The old man smiled at Beth the way people who like a good struggle smile when the ante goes up. "Yes, Mark and I met."

Beth wasn't feeling too comfortable. Hoffman had answered her question, but not because she'd demanded an answer, but because he'd decided to. "What did he say?" replied Beth.

"That you refuse to sign the option."

"Did he say anything about love?"

"Did you tell him this property had no value?"

"What did you tell Mark?"

"The story of the Scorpion and the Frog. Do you know it?"

Beth does not tolerate much dissent or too many questions. She doesn't like getting pushed around, and has a magic spell that catapults her out of difficult situations. She stood up and said to Mark in front of all the others, "You would be a horrible father. I'm glad I had the abortion."

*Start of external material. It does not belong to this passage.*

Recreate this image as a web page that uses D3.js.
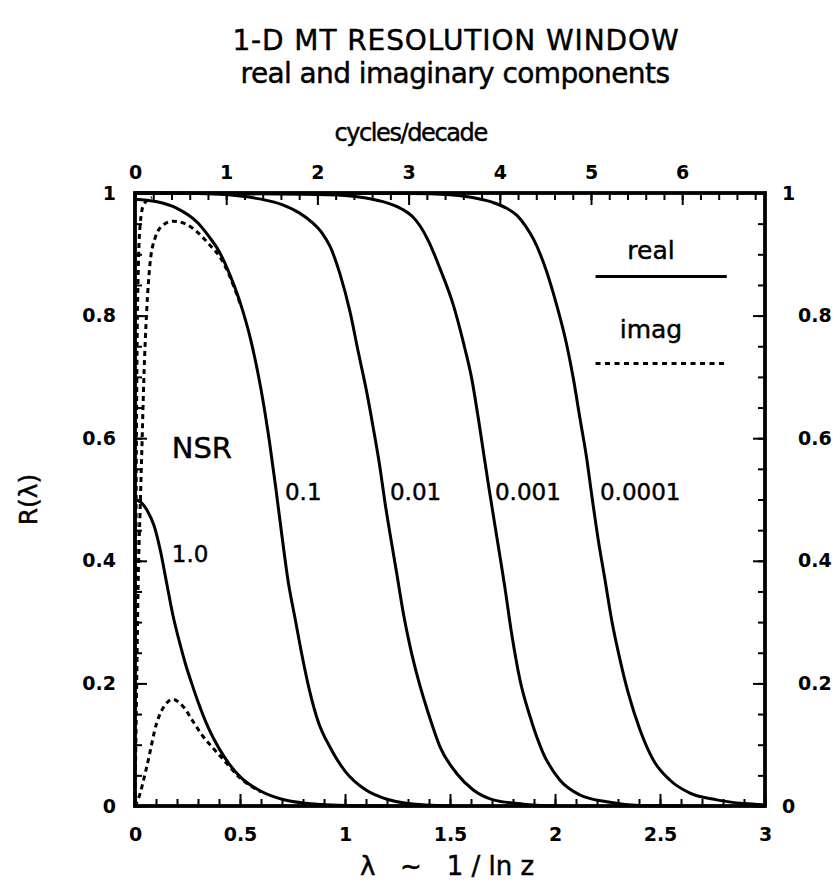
<!DOCTYPE html>
<html>
<head>
<meta charset="utf-8">
<script src="https://cdn.jsdelivr.net/npm/d3@7"></script>
<style>
    body { margin: 0; background: #fff; }
    text { font-family: "DejaVu Sans", sans-serif; fill: #000; stroke: #000; stroke-width: 0.45px; }
    .tick line { stroke: #000; stroke-width: 2; }
    .tick text { font-weight: bold; font-size: 19px; stroke: none; }
</style>
</head>
<body>
<div id="chart"></div>
<script>

// ---- data: [lambda, R] ----
var realNsr1 = [[0, 0.50], [0.03, 0.495], [0.06, 0.481], [0.09, 0.458], [0.12, 0.418], [0.15, 0.365],
    [0.18, 0.312], [0.21, 0.27], [0.24, 0.232], [0.27, 0.20], [0.3, 0.17], [0.35, 0.127], [0.4, 0.094],
    [0.45, 0.068], [0.5, 0.048], [0.6, 0.024], [0.7, 0.011], [0.8, 0.005], [1.0, 0.001], [1.2, 0]];

var imagNsr1 = [[0, 0], [0.016, 0.012], [0.056, 0.064], [0.103, 0.135], [0.151, 0.168], [0.178, 0.174],
    [0.23, 0.162], [0.278, 0.137], [0.325, 0.113], [0.373, 0.094], [0.42, 0.076], [0.5, 0.046], [0.6, 0.023]];

var realNsr01 = [[0, 0.990], [0.1, 0.986], [0.2, 0.975], [0.3, 0.951], [0.35, 0.93], [0.4, 0.905],
    [0.45, 0.868], [0.5, 0.822], [0.55, 0.762], [0.6, 0.68], [0.64, 0.595], [0.67, 0.52], [0.7, 0.44],
    [0.73, 0.365], [0.76, 0.31], [0.79, 0.255], [0.83, 0.19], [0.87, 0.14], [0.93, 0.095], [1.0, 0.057],
    [1.1, 0.026], [1.2, 0.011], [1.3, 0.004], [1.5, 0]];

var imagNsr01 = [[0, 0], [0.008, 0.2], [0.016, 0.38], [0.024, 0.478], [0.033, 0.586], [0.042, 0.695],
    [0.056, 0.81], [0.071, 0.883], [0.095, 0.926], [0.135, 0.948], [0.182, 0.954], [0.238, 0.950],
    [0.294, 0.937], [0.33, 0.925], [0.37, 0.91], [0.4, 0.898], [0.45, 0.865], [0.5, 0.82]];

var realNsr001 = [[0, 1.0], [0.3, 0.999], [0.5, 0.995], [0.6, 0.99], [0.7, 0.981], [0.78, 0.968],
    [0.84, 0.953], [0.89, 0.935], [0.93, 0.912], [0.976, 0.868], [1.024, 0.806], [1.063, 0.741],
    [1.103, 0.676], [1.135, 0.616], [1.167, 0.551], [1.19, 0.496], [1.214, 0.445], [1.246, 0.38],
    [1.278, 0.314], [1.31, 0.26], [1.349, 0.206], [1.397, 0.151], [1.452, 0.097], [1.532, 0.053],
    [1.611, 0.026], [1.706, 0.010], [1.85, 0.003], [2.0, 0]];

var imagNsr001 = [[0, 0], [0.003, 0.3], [0.006, 0.55], [0.01, 0.75], [0.016, 0.88], [0.025, 0.95],
    [0.04, 0.98], [0.08, 0.993]];

var realNsr0001 = [[0, 1.0], [0.8, 0.998], [1.0, 0.996], [1.1, 0.992], [1.2, 0.984], [1.27, 0.974],
    [1.32, 0.962], [1.36, 0.945], [1.4, 0.92], [1.452, 0.877], [1.516, 0.817], [1.563, 0.757],
    [1.603, 0.698], [1.635, 0.632], [1.659, 0.578], [1.683, 0.524], [1.738, 0.407], [1.762, 0.355],
    [1.794, 0.28], [1.833, 0.206], [1.881, 0.146], [1.944, 0.086], [2.024, 0.042], [2.119, 0.018],
    [2.246, 0.007], [2.4, 0.001], [2.6, 0]];

var realNsr00001 = [[0, 1.0], [1.3, 0.999], [1.5, 0.997], [1.6, 0.993], [1.7, 0.985], [1.77, 0.975],
    [1.82, 0.963], [1.86, 0.946], [1.9, 0.923], [1.96, 0.872], [2.008, 0.817], [2.056, 0.752],
    [2.087, 0.698], [2.119, 0.632], [2.151, 0.567], [2.175, 0.507], [2.206, 0.434], [2.238, 0.369],
    [2.27, 0.303], [2.31, 0.238], [2.349, 0.184], [2.405, 0.124], [2.468, 0.075], [2.548, 0.042],
    [2.643, 0.021], [2.77, 0.010], [2.9, 0.004], [3.0, 0.002]];

// curve labels (text, anchor lambda, anchor R)
var curveLabels = ["NSR", "1.0", "0.1", "0.01", "0.001", "0.0001"];
var curveLabelLambda = [0.175, 0.175, 0.714, 1.214, 1.714, 2.214];
var curveLabelR = [0.567, 0.398, 0.499, 0.499, 0.499, 0.499];
var curveLabelSize = [29, 23, 23, 23, 23, 23];

// ticks
var xTicks = [0, 0.5, 1, 1.5, 2, 2.5, 3];
var yTicks = [0, 0.2, 0.4, 0.6, 0.8, 1];
var cycleTicks = [0, 1, 2, 3, 4, 5, 6];


/*
 * ResolutionChart - Object constructor function
 */
ResolutionChart = function(_parentElement){
    this.parentElement = _parentElement;
    this.initVis();
};

ResolutionChart.prototype.initVis = function(){
    var vis = this;

    vis.margin = { top: 193, right: 71, bottom: 80, left: 135 };
    vis.width = 836 - vis.margin.left - vis.margin.right;
    vis.height = 886 - vis.margin.top - vis.margin.bottom;

    vis.root = d3.select("#" + vis.parentElement).append("svg")
        .attr("width", 836)
        .attr("height", 886);

    vis.svg = vis.root.append("g")
        .attr("transform", "translate(" + vis.margin.left + "," + vis.margin.top + ")");

    // titles
    vis.root.append("text")
        .attr("x", 456).attr("y", 50)
        .attr("text-anchor", "middle")
        .style("font-size", "28px")
        .style("letter-spacing", "0.9px")
        .text("1-D MT RESOLUTION WINDOW");
    vis.root.append("text")
        .attr("x", 455).attr("y", 83)
        .attr("text-anchor", "middle")
        .style("font-size", "28px")
        .style("letter-spacing", "-0.6px")
        .text("real and imaginary components");

    // scales
    vis.x = d3.scaleLinear().domain([0, 3]).range([0, vis.width]);
    vis.y = d3.scaleLinear().domain([0, 1]).range([vis.height, 0]);
    // cycles/decade = lambda * ln(10)
    vis.xTop = d3.scaleLinear().domain([0, 3 * Math.LN10]).range([0, vis.width]);

    vis.updateVis();
};

ResolutionChart.prototype.updateVis = function(){
    var vis = this;
    var fmt = d3.format("");

    // minor ticks
    vis.svg.append("g").attr("class", "axis minor")
        .attr("transform", "translate(0," + vis.height + ")")
        .call(d3.axisBottom(vis.x).tickValues(vis.x.ticks(30)).tickSize(-7).tickFormat(""));
    vis.svg.append("g").attr("class", "axis minor")
        .call(d3.axisLeft(vis.y).tickValues(vis.y.ticks(20)).tickSize(-7).tickFormat(""));
    vis.svg.append("g").attr("class", "axis minor")
        .attr("transform", "translate(" + vis.width + ",0)")
        .call(d3.axisRight(vis.y).tickValues(vis.y.ticks(20)).tickSize(-7).tickFormat(""));
    vis.svg.append("g").attr("class", "axis minor")
        .call(d3.axisTop(vis.xTop).tickValues(d3.range(0, 35).map(function(i){ return i * 0.2; })).tickSize(-7).tickFormat(""));

    // major ticks with labels
    vis.svg.append("g").attr("class", "axis x-axis")
        .attr("transform", "translate(0," + vis.height + ")")
        .call(d3.axisBottom(vis.x).tickValues(xTicks).tickSize(-12).tickPadding(22).tickFormat(fmt));
    vis.svg.append("g").attr("class", "axis y-axis")
        .call(d3.axisLeft(vis.y).tickValues(yTicks).tickSize(-12).tickPadding(19).tickFormat(fmt));
    var right = vis.svg.append("g").attr("class", "axis y-axis-right")
        .attr("transform", "translate(" + vis.width + ",0)")
        .call(d3.axisRight(vis.y).tickValues(yTicks).tickSize(-12).tickPadding(17).tickFormat(fmt));
    right.selectAll("text").attr("x", function(d){ return (d === 0 || d === 1) ? 17 : 33; });
    vis.svg.append("g").attr("class", "axis x-axis-top")
        .call(d3.axisTop(vis.xTop).tickValues(cycleTicks).tickSize(-12).tickPadding(14).tickFormat(fmt));

    vis.svg.selectAll(".axis .domain").remove();

    // frame
    vis.svg.append("rect")
        .attr("width", vis.width)
        .attr("height", vis.height)
        .attr("fill", "none")
        .attr("stroke", "#000")
        .attr("stroke-width", 3.8);

    // axis titles
    vis.root.append("text")
        .attr("x", vis.margin.left + vis.xTop(3) + 2)
        .attr("y", 141)
        .attr("text-anchor", "middle")
        .style("font-size", "24px")
        .style("letter-spacing", "-1.4px")
        .text("cycles/decade");

    vis.root.append("text")
        .attr("x", vis.margin.left + vis.x(1.5) - 3)
        .attr("y", 875)
        .attr("text-anchor", "middle")
        .style("font-size", "26px")
        .style("white-space", "pre")
        .text("\u03bb   ~   1 / ln z");

    vis.root.append("text")
        .attr("transform", "translate(37," + (vis.margin.top + vis.y(0.5)) + ") rotate(-90)")
        .attr("text-anchor", "middle")
        .style("font-size", "25px")
        .text("R(\u03bb)");

    // curves
    vis.line = d3.line()
        .x(function(d){ return vis.x(d[0]); })
        .y(function(d){ return vis.y(d[1]); })
        .curve(d3.curveMonotoneX);

    var realSeries = [realNsr1, realNsr01, realNsr001, realNsr0001, realNsr00001];
    var imagSeries = [imagNsr1, imagNsr01, imagNsr001];

    vis.svg.selectAll(".real")
        .data(realSeries)
        .enter().append("path")
        .attr("class", "real")
        .attr("d", function(d){ return vis.line(d); })
        .attr("fill", "none")
        .attr("stroke", "#000")
        .attr("stroke-width", 3);

    vis.svg.selectAll(".imag")
        .data(imagSeries)
        .enter().append("path")
        .attr("class", "imag")
        .attr("d", function(d){ return vis.line(d); })
        .attr("fill", "none")
        .attr("stroke", "#000")
        .attr("stroke-width", 3)
        .attr("stroke-dasharray", "5,4");

    // curve labels
    vis.svg.selectAll(".clabel")
        .data(curveLabels)
        .enter().append("text")
        .attr("class", "clabel")
        .attr("x", function(d, i){ return vis.x(curveLabelLambda[i]); })
        .attr("y", function(d, i){ return vis.y(curveLabelR[i]); })
        .style("font-size", function(d, i){ return curveLabelSize[i] + "px"; })
        .text(function(d){ return d; });

    // legend
    var leg = vis.svg.append("g").attr("class", "legend");
    leg.append("text")
        .attr("x", vis.x(2.457)).attr("y", vis.y(0.892))
        .attr("text-anchor", "middle")
        .style("font-size", "25px")
        .text("real");
    leg.append("line")
        .attr("x1", vis.x(2.193)).attr("x2", vis.x(2.818))
        .attr("y1", vis.y(0.8636)).attr("y2", vis.y(0.8636))
        .attr("stroke", "#000").attr("stroke-width", 3);
    leg.append("text")
        .attr("x", vis.x(2.457)).attr("y", vis.y(0.763))
        .attr("text-anchor", "middle")
        .style("font-size", "25px")
        .text("imag");
    leg.append("line")
        .attr("x1", vis.x(2.193)).attr("x2", vis.x(2.818))
        .attr("y1", vis.y(0.722)).attr("y2", vis.y(0.722))
        .attr("stroke", "#000").attr("stroke-width", 3)
        .attr("stroke-dasharray", "5,4.5");
};

new ResolutionChart("chart");

</script>
</body>
</html>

Beth purges irritants. I know of her gift because I am a casualty. She shoves round memories into square holes and deletes whatever displeases her. She ignores my thoughts. Her tactics are beyond confrontational. She often hides me in broom closets or hangs me from fire escapes because she finds my eavesdropping intrusive.

My creator marched out of Mr. Hoffman's office with Harry on her heels apologizing profusely for his uncle's rudeness and the lousy coffee. He offered her a ride to LA, a voyage to Big Time Headquarters in his white Cadillac.